## Exercise
Exactly the lines from the start of the data below through the line that contains "92.59, 92.20, 91.60];" are to be copied, with pictures left out.

## Data block
§
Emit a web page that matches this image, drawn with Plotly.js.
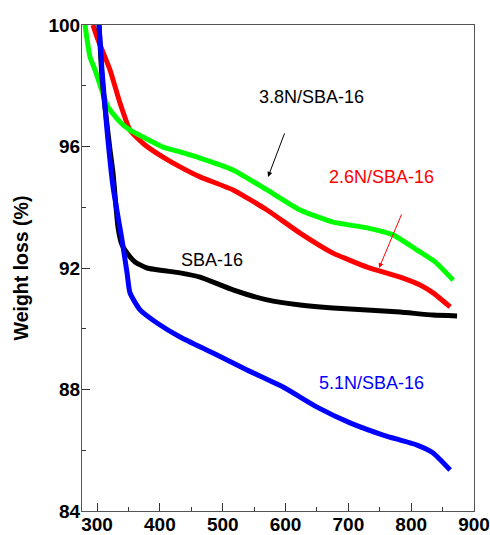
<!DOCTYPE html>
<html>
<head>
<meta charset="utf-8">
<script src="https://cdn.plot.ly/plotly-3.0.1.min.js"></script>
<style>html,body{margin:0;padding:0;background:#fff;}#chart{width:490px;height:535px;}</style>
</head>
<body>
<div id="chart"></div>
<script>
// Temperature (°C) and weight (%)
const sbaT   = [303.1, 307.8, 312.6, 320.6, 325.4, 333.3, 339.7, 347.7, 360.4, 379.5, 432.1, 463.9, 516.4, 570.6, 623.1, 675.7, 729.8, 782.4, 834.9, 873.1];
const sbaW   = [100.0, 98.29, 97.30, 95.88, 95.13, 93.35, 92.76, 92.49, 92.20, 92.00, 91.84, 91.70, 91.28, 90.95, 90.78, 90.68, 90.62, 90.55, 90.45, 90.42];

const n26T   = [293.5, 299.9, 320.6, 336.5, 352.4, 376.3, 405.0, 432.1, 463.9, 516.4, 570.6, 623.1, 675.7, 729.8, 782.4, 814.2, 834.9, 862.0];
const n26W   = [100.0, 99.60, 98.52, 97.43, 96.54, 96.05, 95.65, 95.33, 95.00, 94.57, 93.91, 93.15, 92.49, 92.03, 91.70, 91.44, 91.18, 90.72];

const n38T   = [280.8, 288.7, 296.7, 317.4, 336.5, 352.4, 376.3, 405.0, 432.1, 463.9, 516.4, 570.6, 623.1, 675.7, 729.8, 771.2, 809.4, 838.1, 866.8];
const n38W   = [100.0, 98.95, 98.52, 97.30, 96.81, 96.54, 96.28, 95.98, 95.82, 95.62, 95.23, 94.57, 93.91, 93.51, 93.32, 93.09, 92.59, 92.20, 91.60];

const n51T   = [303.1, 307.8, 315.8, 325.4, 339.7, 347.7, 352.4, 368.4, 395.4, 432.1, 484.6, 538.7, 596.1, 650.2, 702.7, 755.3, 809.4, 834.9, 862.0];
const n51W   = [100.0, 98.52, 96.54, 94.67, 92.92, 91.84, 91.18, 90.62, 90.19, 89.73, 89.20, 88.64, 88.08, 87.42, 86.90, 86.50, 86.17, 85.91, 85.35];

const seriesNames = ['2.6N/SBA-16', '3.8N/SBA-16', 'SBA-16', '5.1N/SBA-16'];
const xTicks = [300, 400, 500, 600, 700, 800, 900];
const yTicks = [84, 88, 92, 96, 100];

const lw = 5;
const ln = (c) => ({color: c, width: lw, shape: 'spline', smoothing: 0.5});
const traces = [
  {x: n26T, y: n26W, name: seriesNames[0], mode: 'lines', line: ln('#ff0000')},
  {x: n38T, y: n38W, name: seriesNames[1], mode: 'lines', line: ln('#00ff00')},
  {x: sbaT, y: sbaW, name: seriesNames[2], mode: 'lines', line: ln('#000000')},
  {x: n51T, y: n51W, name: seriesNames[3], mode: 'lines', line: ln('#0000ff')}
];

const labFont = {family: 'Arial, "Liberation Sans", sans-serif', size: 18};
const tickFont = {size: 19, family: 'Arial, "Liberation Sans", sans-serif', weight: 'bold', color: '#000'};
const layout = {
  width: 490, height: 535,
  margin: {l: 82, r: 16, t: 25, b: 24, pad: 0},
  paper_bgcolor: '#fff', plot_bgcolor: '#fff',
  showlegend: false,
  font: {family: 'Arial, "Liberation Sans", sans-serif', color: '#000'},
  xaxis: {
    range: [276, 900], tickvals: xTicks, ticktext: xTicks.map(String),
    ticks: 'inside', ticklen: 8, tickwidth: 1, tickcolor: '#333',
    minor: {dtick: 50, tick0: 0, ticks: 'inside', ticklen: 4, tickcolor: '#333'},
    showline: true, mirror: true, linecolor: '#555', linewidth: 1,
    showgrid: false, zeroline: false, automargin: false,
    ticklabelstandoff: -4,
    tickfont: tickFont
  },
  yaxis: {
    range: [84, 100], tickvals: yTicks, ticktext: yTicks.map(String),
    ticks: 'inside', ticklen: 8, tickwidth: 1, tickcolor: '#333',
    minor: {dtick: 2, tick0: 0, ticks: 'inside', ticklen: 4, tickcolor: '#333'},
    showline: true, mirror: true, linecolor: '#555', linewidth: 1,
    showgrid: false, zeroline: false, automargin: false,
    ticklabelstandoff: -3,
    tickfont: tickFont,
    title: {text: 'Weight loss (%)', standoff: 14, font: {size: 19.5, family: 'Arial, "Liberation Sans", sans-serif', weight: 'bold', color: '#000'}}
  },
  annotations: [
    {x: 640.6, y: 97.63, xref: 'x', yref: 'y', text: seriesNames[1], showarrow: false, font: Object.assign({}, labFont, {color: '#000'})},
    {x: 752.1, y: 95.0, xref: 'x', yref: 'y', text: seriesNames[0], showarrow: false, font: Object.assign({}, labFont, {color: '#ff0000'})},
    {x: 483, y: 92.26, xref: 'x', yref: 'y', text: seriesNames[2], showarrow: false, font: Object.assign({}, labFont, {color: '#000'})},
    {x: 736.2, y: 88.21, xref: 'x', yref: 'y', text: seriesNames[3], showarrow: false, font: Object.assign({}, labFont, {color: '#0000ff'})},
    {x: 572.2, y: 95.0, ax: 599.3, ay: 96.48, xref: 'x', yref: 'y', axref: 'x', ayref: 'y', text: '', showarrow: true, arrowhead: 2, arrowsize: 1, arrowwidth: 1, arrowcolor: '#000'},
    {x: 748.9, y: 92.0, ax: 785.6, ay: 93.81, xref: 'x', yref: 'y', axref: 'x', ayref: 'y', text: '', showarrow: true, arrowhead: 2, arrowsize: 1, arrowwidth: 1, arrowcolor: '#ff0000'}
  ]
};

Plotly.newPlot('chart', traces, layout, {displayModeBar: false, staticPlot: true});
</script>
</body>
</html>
§
## The result
Emit a web page that matches this image, drawn with Plotly.js.
<!DOCTYPE html>
<html>
<head>
<meta charset="utf-8">
<script src="https://cdn.plot.ly/plotly-3.0.1.min.js"></script>
<style>html,body{margin:0;padding:0;background:#fff;}#chart{width:490px;height:535px;}</style>
</head>
<body>
<div id="chart"></div>
<script>
// Temperature (°C) and weight (%)
const sbaT   = [303.1, 307.8, 312.6, 320.6, 325.4, 333.3, 339.7, 347.7, 360.4, 379.5, 432.1, 463.9, 516.4, 570.6, 623.1, 675.7, 729.8, 782.4, 834.9, 873.1];
const sbaW   = [100.0, 98.29, 97.30, 95.88, 95.13, 93.35, 92.76, 92.49, 92.20, 92.00, 91.84, 91.70, 91.28, 90.95, 90.78, 90.68, 90.62, 90.55, 90.45, 90.42];

const n26T   = [293.5, 299.9, 320.6, 336.5, 352.4, 376.3, 405.0, 432.1, 463.9, 516.4, 570.6, 623.1, 675.7, 729.8, 782.4, 814.2, 834.9, 862.0];
const n26W   = [100.0, 99.60, 98.52, 97.43, 96.54, 96.05, 95.65, 95.33, 95.00, 94.57, 93.91, 93.15, 92.49, 92.03, 91.70, 91.44, 91.18, 90.72];

const n38T   = [280.8, 288.7, 296.7, 317.4, 336.5, 352.4, 376.3, 405.0, 432.1, 463.9, 516.4, 570.6, 623.1, 675.7, 729.8, 771.2, 809.4, 838.1, 866.8];
const n38W   = [100.0, 98.95, 98.52, 97.30, 96.81, 96.54, 96.28, 95.98, 95.82, 95.62, 95.23, 94.57, 93.91, 93.51, 93.32, 93.09, 92.59, 92.20, 91.60];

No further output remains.